Tugendsucher auf der Baustelle
Fußballzweitligist 1. FC Union Berlin empfängt heute 1. FC Köln zum Abstiegskampf
Wer würde gerade in diesen Tagen nicht einmal wieder gern die Welt auf den Kopf stellen? Die Armen werden immer mehr und ärmer, während sich das Geld in immer weniger Händen vermehrt. Im Fußball geht es meist um Profaneres. Dem 1. FC Union Berlin und dem 1. FC Köln würde es gerade schon genügen, die Tabelle der 2. Bundesliga umzudrehen. Ein Gedanke, ebenso unrealistisch wie derzeit die Hoffnung auf Umverteilung des Reichtums. Also empfängt heute der Vorletzte aus Köpenick den Drittletzten aus Köln.
Umgeben von Kränen prägt ein riesiger Betonklotz derzeit das Bild an der Alten Försterei. Die neue Haupttribüne entsteht. Die größte Baustelle im Klub? »Nein«, erwiderte Unions Trainer Uwe Neuhaus, »das ist derzeit die Mannschaft.« Mit nur einem Punkt aus den ersten fünf Spielen legte sie einen formidablen Fehlstart hin. Ob dieser Bilanz sei es »Quatsch«, jetzt über das Saisonziel, Platz fünf bis sieben, zu reden, findet Neuhaus. Auch fällt es ihm leicht, die Frage zu bejahen, ob Union jetzt schon im Abstiegskampf stecke.
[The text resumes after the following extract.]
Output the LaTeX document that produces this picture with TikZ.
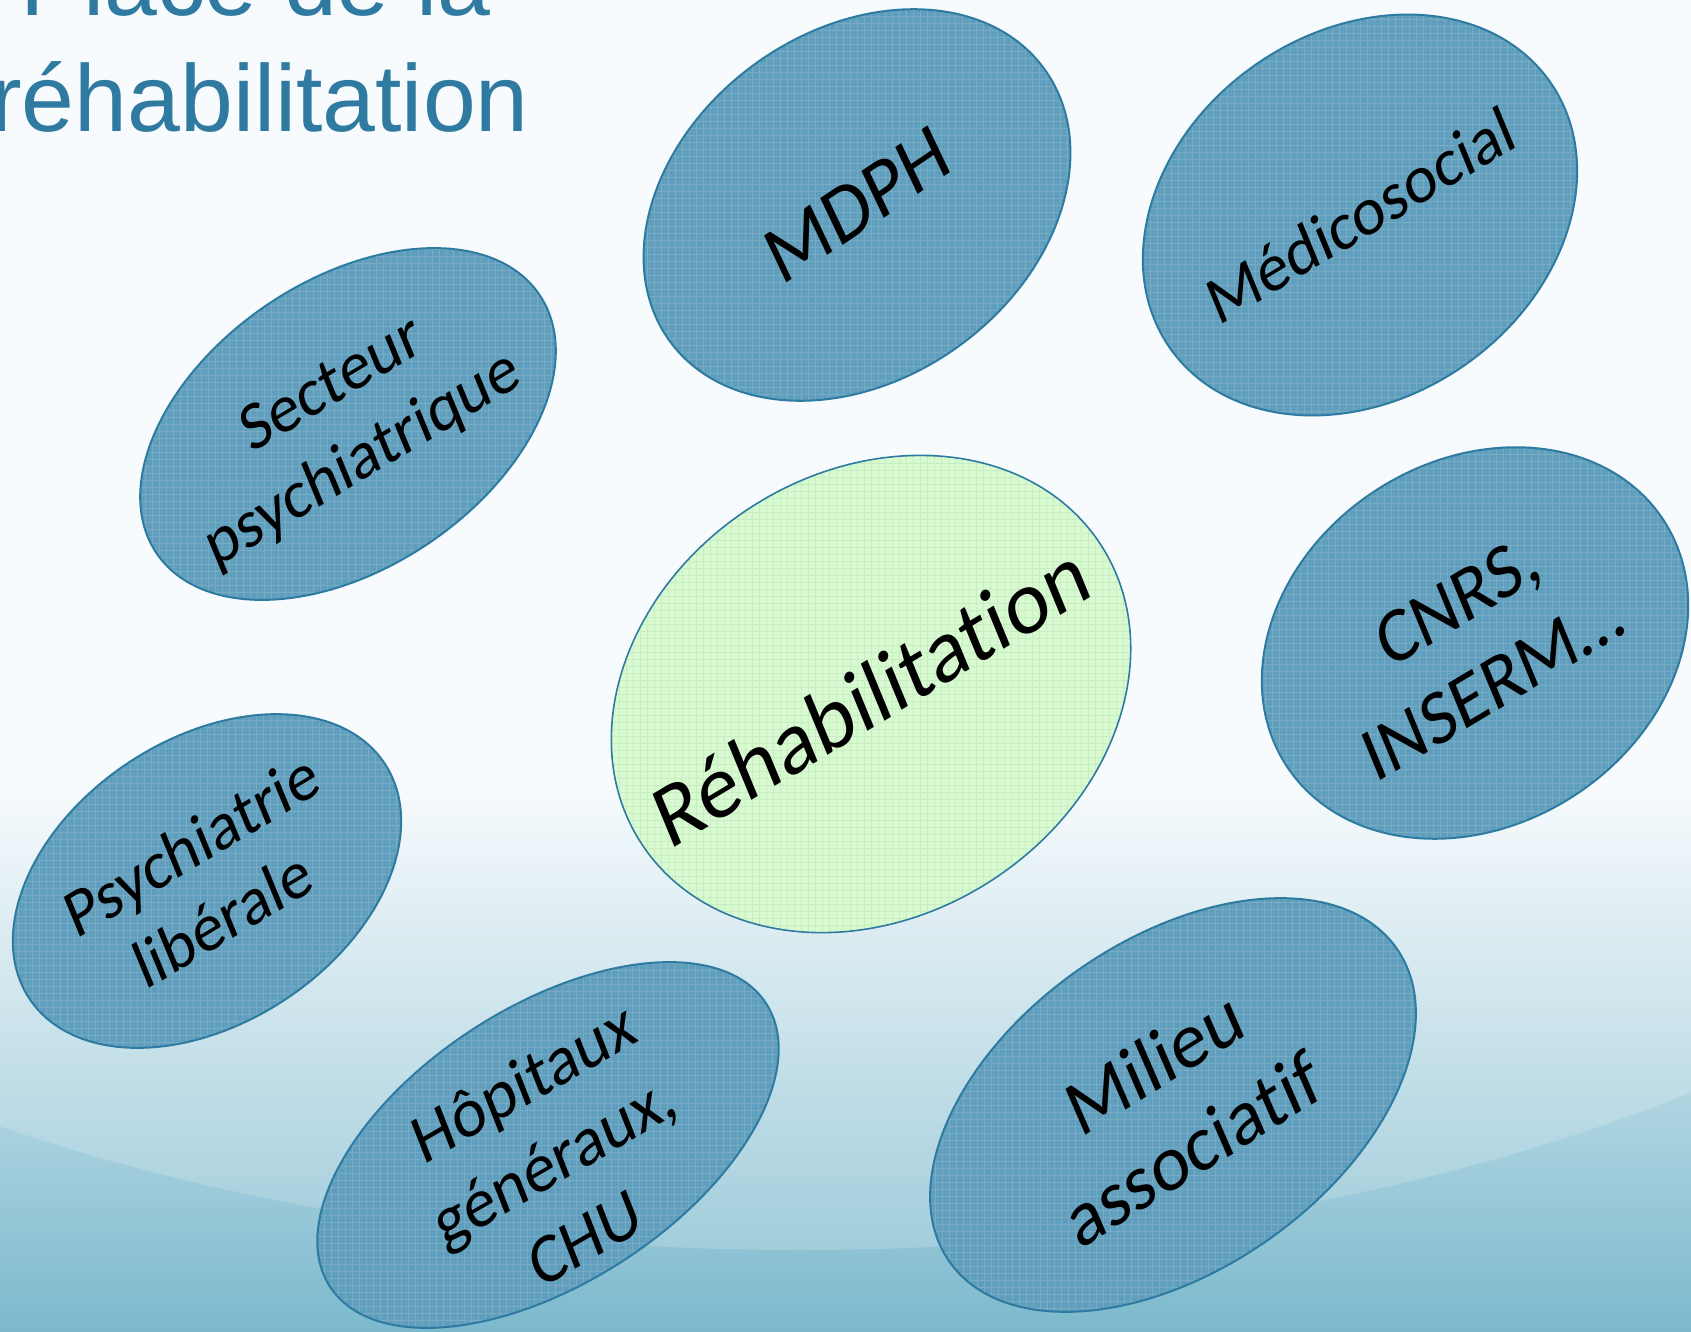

Wesentlich schwerer tut sich der Trainer in der Analyse der Misere. Einerseits: »Wir müssen eigentlich nicht so viel verändern.« Andererseits: »Wir schaffen es als Team nicht, gut zu verteidigen. Wir schaffen es als Team nicht, uns Chancen zu erarbeiten.« Letzteres lässt eher grundlegende Probleme erahnen. Dass Union in den bisherigen fünf Ligapartien jeweils mit einer anderen Viererkette in der Abwehr auflief, ist nicht nur dem Verletzungspech geschuldet, das die Berliner zweifelfrei verfolgt. Mehr Sicherheit konnten die Neuzugänge Fabian Schönheim und Roberto Punčec der Defensive jedenfalls noch nicht geben.
Im Sturm kann Neuhaus mit der Aufstellung dagegen nicht allzu viel falsch machen. Als Verstärkung entpuppte Adam Nemec bisher noch nicht. Bleiben also nur noch Simon Terodde und Silvio. Der schwerfällig wirkende Brasilianer blieb bisher torlos, Terodde traf zumindest einmal im Pokal. Die Schaffenskrise der spielgestaltenden Mittelfeldakteure Torsten Mattuschka und Tijani Belaïd verstärkt das Offensivproblem.
Die Abschlussschwäche vor dem gegnerischen Tor treibt auch Holger Stanislawski Sorgenfalten auf die Stirn. Den bisher einzigen Treffer erzielten die Kölner vom Elfmeterpunkt. Dass der FC mit dieser kläglichen Ausbeute einen Punkt mehr als Union auf dem Konto hat, macht die Arbeit für den Trainer nicht leichter. Lieber heute als morgen will der Absteiger ins Oberhaus zurück. Dafür wurden 21 Spieler gekauft, 20 mussten gehen. »Da braucht ein Trainer Zeit, die er nicht bekommt«, zeigte Neuhaus Verständnis.
Durch fünf, recht erfolgreiche Jahren hat er sich bei Union selbst etwas mehr Ruhe erarbeitet. Dennoch forderte Neuhaus vor dem heutigen Spiel »totale Leidenschaft und Willen«. Der Ruf nach derlei Tugenden hat schon etwas Existenzielles.